Please set down all the lines beneath this one exactly, without the pictures.

### Source data
□ □ □ □

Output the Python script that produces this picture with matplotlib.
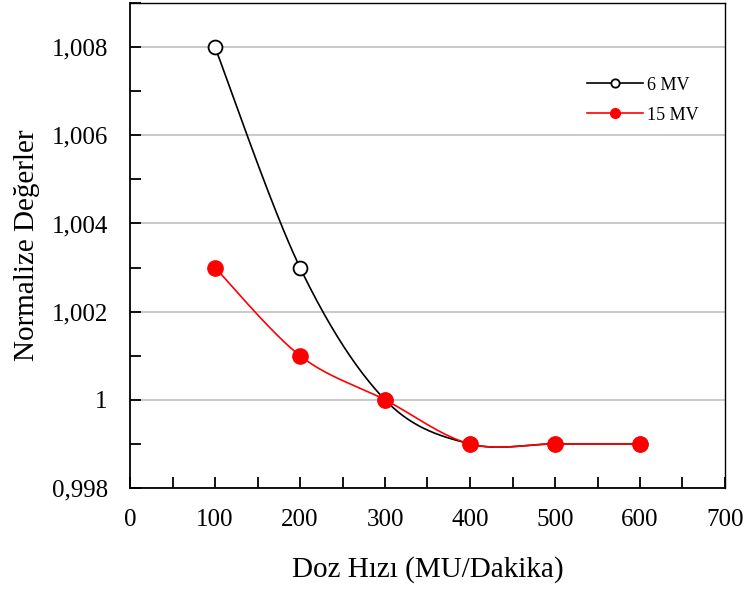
import numpy as np
import matplotlib
matplotlib.use("Agg")
import matplotlib.pyplot as plt
from matplotlib.ticker import MultipleLocator, FuncFormatter

dose_rate = [100, 200, 300, 400, 500, 600]
mv6 = [1.008, 1.003, 1.000, 0.999, 0.999, 0.999]
mv15 = [1.003, 1.001, 1.000, 0.999, 0.999, 0.999]
series_labels = ["6 MV", "15 MV"]

plt.rcParams['font.family'] = ['Liberation Serif', 'DejaVu Serif']


def smooth(x, y, n=40):
    x = np.asarray(x, float)
    y = np.asarray(y, float)
    xs, ys = [], []
    m = len(x)
    for i in range(m - 1):
        i0 = max(i - 1, 0)
        i3 = min(i + 2, m - 1)
        p0 = np.array([x[i0], y[i0]])
        p1 = np.array([x[i], y[i]])
        p2 = np.array([x[i + 1], y[i + 1]])
        p3 = np.array([x[i3], y[i3]])
        c1 = p1 + (p2 - p0) / 6.0
        c2 = p2 - (p3 - p1) / 6.0
        t = np.linspace(0, 1, n)[:, None]
        pts = ((1 - t) ** 3) * p1 + 3 * ((1 - t) ** 2) * t * c1 + 3 * (1 - t) * t ** 2 * c2 + t ** 3 * p2
        xs.extend(pts[:, 0])
        ys.extend(pts[:, 1])
    return np.array(xs), np.array(ys)


fig = plt.figure(figsize=(7.44, 5.89), dpi=100)
ax = fig.add_axes([130 / 744, 1 - 488 / 589, 595 / 744, 485 / 589])

sx, sy = smooth(dose_rate, mv6)
ax.plot(sx, sy, color='black', lw=1.2, zorder=3)
ax.plot(dose_rate, mv6, 'o', ms=10, mfc='white', mec='black', mew=1.3, zorder=4)
sx, sy = smooth(dose_rate, mv15)
ax.plot(sx, sy, color='red', lw=1.2, zorder=3)
ax.plot(dose_rate, mv15, 'o', ms=11, mfc='red', mec='red', zorder=5)

# legend proxies
ax.plot([], [], '-o', color='black', mfc='white', mec='black', ms=6, mew=1.3, lw=1.2, label=series_labels[0])
ax.plot([], [], '-o', color='red', mfc='red', mec='red', ms=7, lw=1.2, label=series_labels[1])
h, l = ax.get_legend_handles_labels()
ax.legend(h[-2:], l[-2:], loc='center left', bbox_to_anchor=(0.768, 0.8), frameon=False,
          fontsize=13, handlelength=3.1, labelspacing=0.72, handletextpad=0.25, borderpad=0,
          borderaxespad=0)

ax.set_xlim(0, 700)
ax.set_ylim(0.998, 1.009)
ax.xaxis.set_major_locator(MultipleLocator(100))
ax.xaxis.set_minor_locator(MultipleLocator(50))
ax.yaxis.set_major_locator(MultipleLocator(0.002))
ax.yaxis.set_minor_locator(MultipleLocator(0.001))


def yfmt(v, pos):
    s = ('%.3f' % v).rstrip('0').rstrip('.')
    return s.replace('.', ',')


ax.yaxis.set_major_formatter(FuncFormatter(yfmt))
ax.tick_params(which='both', direction='in', length=8, width=1.3, labelsize=18)
ax.tick_params(axis='y', pad=16)
ax.tick_params(axis='x', pad=15)
ax.grid(axis='y', which='major', color='#c0c0c0', lw=1.2, zorder=0)
ax.set_axisbelow(True)
for sp in ax.spines.values():
    sp.set_linewidth(1.3)
ax.spines['top'].set_linewidth(1.0)
ax.spines['right'].set_linewidth(1.0)

ax.set_xlabel('Doz Hızı (MU/Dakika)', fontsize=21, labelpad=18)
ax.set_ylabel('Normalize Değerler', fontsize=21, labelpad=8)

fig.savefig('out.png', dpi=100)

□ □ □ □

### Full output
Output the Python script that produces this picture with matplotlib.
import numpy as np
import matplotlib
matplotlib.use("Agg")
import matplotlib.pyplot as plt
from matplotlib.ticker import MultipleLocator, FuncFormatter

dose_rate = [100, 200, 300, 400, 500, 600]
mv6 = [1.008, 1.003, 1.000, 0.999, 0.999, 0.999]
mv15 = [1.003, 1.001, 1.000, 0.999, 0.999, 0.999]
series_labels = ["6 MV", "15 MV"]

plt.rcParams['font.family'] = ['Liberation Serif', 'DejaVu Serif']


def smooth(x, y, n=40):
    x = np.asarray(x, float)
    y = np.asarray(y, float)
    xs, ys = [], []
    m = len(x)
    for i in range(m - 1):
        i0 = max(i - 1, 0)
        i3 = min(i + 2, m - 1)
        p0 = np.array([x[i0], y[i0]])
        p1 = np.array([x[i], y[i]])
        p2 = np.array([x[i + 1], y[i + 1]])
        p3 = np.array([x[i3], y[i3]])
        c1 = p1 + (p2 - p0) / 6.0
        c2 = p2 - (p3 - p1) / 6.0
        t = np.linspace(0, 1, n)[:, None]
        pts = ((1 - t) ** 3) * p1 + 3 * ((1 - t) ** 2) * t * c1 + 3 * (1 - t) * t ** 2 * c2 + t ** 3 * p2
        xs.extend(pts[:, 0])
        ys.extend(pts[:, 1])
    return np.array(xs), np.array(ys)


fig = plt.figure(figsize=(7.44, 5.89), dpi=100)
ax = fig.add_axes([130 / 744, 1 - 488 / 589, 595 / 744, 485 / 589])

sx, sy = smooth(dose_rate, mv6)
ax.plot(sx, sy, color='black', lw=1.2, zorder=3)
ax.plot(dose_rate, mv6, 'o', ms=10, mfc='white', mec='black', mew=1.3, zorder=4)
sx, sy = smooth(dose_rate, mv15)
ax.plot(sx, sy, color='red', lw=1.2, zorder=3)
ax.plot(dose_rate, mv15, 'o', ms=11, mfc='red', mec='red', zorder=5)

# legend proxies
ax.plot([], [], '-o', color='black', mfc='white', mec='black', ms=6, mew=1.3, lw=1.2, label=series_labels[0])
ax.plot([], [], '-o', color='red', mfc='red', mec='red', ms=7, lw=1.2, label=series_labels[1])
h, l = ax.get_legend_handles_labels()
ax.legend(h[-2:], l[-2:], loc='center left', bbox_to_anchor=(0.768, 0.8), frameon=False,
          fontsize=13, handlelength=3.1, labelspacing=0.72, handletextpad=0.25, borderpad=0,
          borderaxespad=0)

ax.set_xlim(0, 700)
ax.set_ylim(0.998, 1.009)
ax.xaxis.set_major_locator(MultipleLocator(100))
ax.xaxis.set_minor_locator(MultipleLocator(50))
ax.yaxis.set_major_locator(MultipleLocator(0.002))
ax.yaxis.set_minor_locator(MultipleLocator(0.001))


def yfmt(v, pos):
    s = ('%.3f' % v).rstrip('0').rstrip('.')
    return s.replace('.', ',')


ax.yaxis.set_major_formatter(FuncFormatter(yfmt))
ax.tick_params(which='both', direction='in', length=8, width=1.3, labelsize=18)
ax.tick_params(axis='y', pad=16)
ax.tick_params(axis='x', pad=15)
ax.grid(axis='y', which='major', color='#c0c0c0', lw=1.2, zorder=0)
ax.set_axisbelow(True)
for sp in ax.spines.values():
    sp.set_linewidth(1.3)
ax.spines['top'].set_linewidth(1.0)
ax.spines['right'].set_linewidth(1.0)

ax.set_xlabel('Doz Hızı (MU/Dakika)', fontsize=21, labelpad=18)
ax.set_ylabel('Normalize Değerler', fontsize=21, labelpad=8)

fig.savefig('out.png', dpi=100)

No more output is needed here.